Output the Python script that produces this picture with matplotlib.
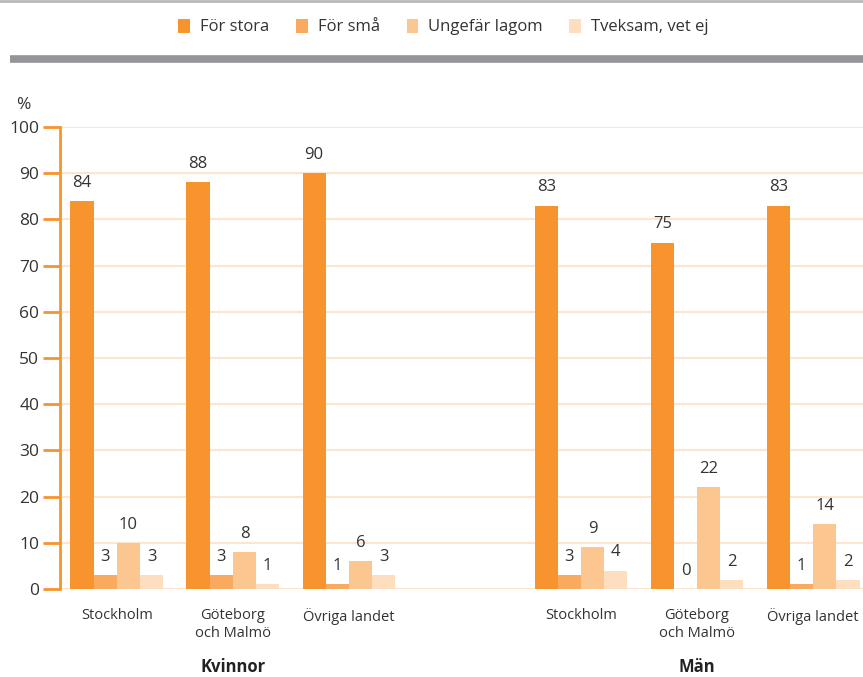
import matplotlib.pyplot as plt
import numpy as np
from matplotlib.patches import Patch

plt.rcParams['font.family'] = ['Open Sans', 'DejaVu Sans']

regions = ['Stockholm', 'Göteborg\noch Malmö', 'Övriga landet',
           'Stockholm', 'Göteborg\noch Malmö', 'Övriga landet']
groups = ['Kvinnor', 'Män']
series = ['För stora', 'För små', 'Ungefär lagom', 'Tveksam, vet ej']
for_stora = [84, 88, 90, 83, 75, 83]
for_sma = [3, 3, 1, 3, 0, 1]
lagom = [10, 8, 6, 9, 22, 14]
tveksam = [3, 1, 3, 4, 2, 2]
values = [for_stora, for_sma, lagom, tveksam]
colors = ['#F7942E', '#F9AA5F', '#FBC68F', '#FDDFBF']

pos = np.array([0, 1, 2, 4, 5, 6])
w = 0.2

fig = plt.figure(figsize=(8.63, 6.77), dpi=100)
ax = fig.add_axes([60 / 863, 1 - 589 / 677, 1 - 60 / 863, (589 - 127) / 677])

for i, (vals, c) in enumerate(zip(values, colors)):
    x = pos + (i - 1.5) * w
    ax.bar(x, vals, width=w, color=c, zorder=3)
    for xi, v in zip(x, vals):
        ax.text(xi, v + 2.2, str(v), ha='center', va='bottom',
                fontsize=12, color='#333333')

ax.set_ylim(0, 100)
ax.set_xlim(-0.49, 6.43)
ax.set_yticks(range(0, 101, 10))
ax.yaxis.grid(True, color='#FDE6D0', linewidth=1.5, zorder=0)
ax.tick_params(axis='y', length=12, width=2, color='#F7942E',
               labelsize=12.5, labelcolor='#333333', pad=3)
ax.set_xticks(pos)
ax.set_xticklabels(regions, fontsize=10.5, color='#333333', linespacing=1.25)
ax.tick_params(axis='x', length=0, pad=14)
for s in ['top', 'right', 'bottom']:
    ax.spines[s].set_visible(False)
ax.spines['left'].set_color('#F7942E')
ax.spines['left'].set_linewidth(2)

ax.text(-0.037, 1.03, '%', transform=ax.transAxes, ha='right', va='bottom',
        fontsize=12.5, color='#333333')

for g, p in zip(groups, [1, 5]):
    fig.text((117 + 116 * p) / 863, 1 - 667 / 677, g, ha='center', va='center',
             fontsize=12, fontweight='bold', color='#222222')

# header lines
fig.add_artist(plt.Line2D([0, 1], [1 - 1 / 677, 1 - 1 / 677],
                          color='#B8B9BB', linewidth=2))
fig.add_artist(plt.Line2D([10 / 863, 1], [1 - 58.5 / 677, 1 - 58.5 / 677],
                          color='#939598', linewidth=5.5, solid_capstyle='butt'))

handles = [Patch(facecolor=c, edgecolor='none') for c in colors]
fig.legend(handles, series, loc='center', bbox_to_anchor=(0.514, 1 - 27 / 677),
           ncol=4, frameon=False, fontsize=12, handlelength=0.7,
           handleheight=0.9, handletextpad=0.6, columnspacing=1.6,
           labelcolor='#333333')

fig.savefig('out.png', dpi=100)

-*-

Problem
The listing above must be printed again exactly, minus its pictures.

Response to the exercise
Output the Python script that produces this picture with matplotlib.
import matplotlib.pyplot as plt
import numpy as np
from matplotlib.patches import Patch

plt.rcParams['font.family'] = ['Open Sans', 'DejaVu Sans']

regions = ['Stockholm', 'Göteborg\noch Malmö', 'Övriga landet',
           'Stockholm', 'Göteborg\noch Malmö', 'Övriga landet']
groups = ['Kvinnor', 'Män']
series = ['För stora', 'För små', 'Ungefär lagom', 'Tveksam, vet ej']
for_stora = [84, 88, 90, 83, 75, 83]
for_sma = [3, 3, 1, 3, 0, 1]
lagom = [10, 8, 6, 9, 22, 14]
tveksam = [3, 1, 3, 4, 2, 2]
values = [for_stora, for_sma, lagom, tveksam]
colors = ['#F7942E', '#F9AA5F', '#FBC68F', '#FDDFBF']

pos = np.array([0, 1, 2, 4, 5, 6])
w = 0.2

fig = plt.figure(figsize=(8.63, 6.77), dpi=100)
ax = fig.add_axes([60 / 863, 1 - 589 / 677, 1 - 60 / 863, (589 - 127) / 677])

for i, (vals, c) in enumerate(zip(values, colors)):
    x = pos + (i - 1.5) * w
    ax.bar(x, vals, width=w, color=c, zorder=3)
    for xi, v in zip(x, vals):
        ax.text(xi, v + 2.2, str(v), ha='center', va='bottom',
                fontsize=12, color='#333333')

ax.set_ylim(0, 100)
ax.set_xlim(-0.49, 6.43)
ax.set_yticks(range(0, 101, 10))
ax.yaxis.grid(True, color='#FDE6D0', linewidth=1.5, zorder=0)
ax.tick_params(axis='y', length=12, width=2, color='#F7942E',
               labelsize=12.5, labelcolor='#333333', pad=3)
ax.set_xticks(pos)
ax.set_xticklabels(regions, fontsize=10.5, color='#333333', linespacing=1.25)
ax.tick_params(axis='x', length=0, pad=14)
for s in ['top', 'right', 'bottom']:
    ax.spines[s].set_visible(False)
ax.spines['left'].set_color('#F7942E')
ax.spines['left'].set_linewidth(2)

ax.text(-0.037, 1.03, '%', transform=ax.transAxes, ha='right', va='bottom',
        fontsize=12.5, color='#333333')

for g, p in zip(groups, [1, 5]):
    fig.text((117 + 116 * p) / 863, 1 - 667 / 677, g, ha='center', va='center',
             fontsize=12, fontweight='bold', color='#222222')

# header lines
fig.add_artist(plt.Line2D([0, 1], [1 - 1 / 677, 1 - 1 / 677],
                          color='#B8B9BB', linewidth=2))
fig.add_artist(plt.Line2D([10 / 863, 1], [1 - 58.5 / 677, 1 - 58.5 / 677],
                          color='#939598', linewidth=5.5, solid_capstyle='butt'))

handles = [Patch(facecolor=c, edgecolor='none') for c in colors]
fig.legend(handles, series, loc='center', bbox_to_anchor=(0.514, 1 - 27 / 677),
           ncol=4, frameon=False, fontsize=12, handlelength=0.7,
           handleheight=0.9, handletextpad=0.6, columnspacing=1.6,
           labelcolor='#333333')

fig.savefig('out.png', dpi=100)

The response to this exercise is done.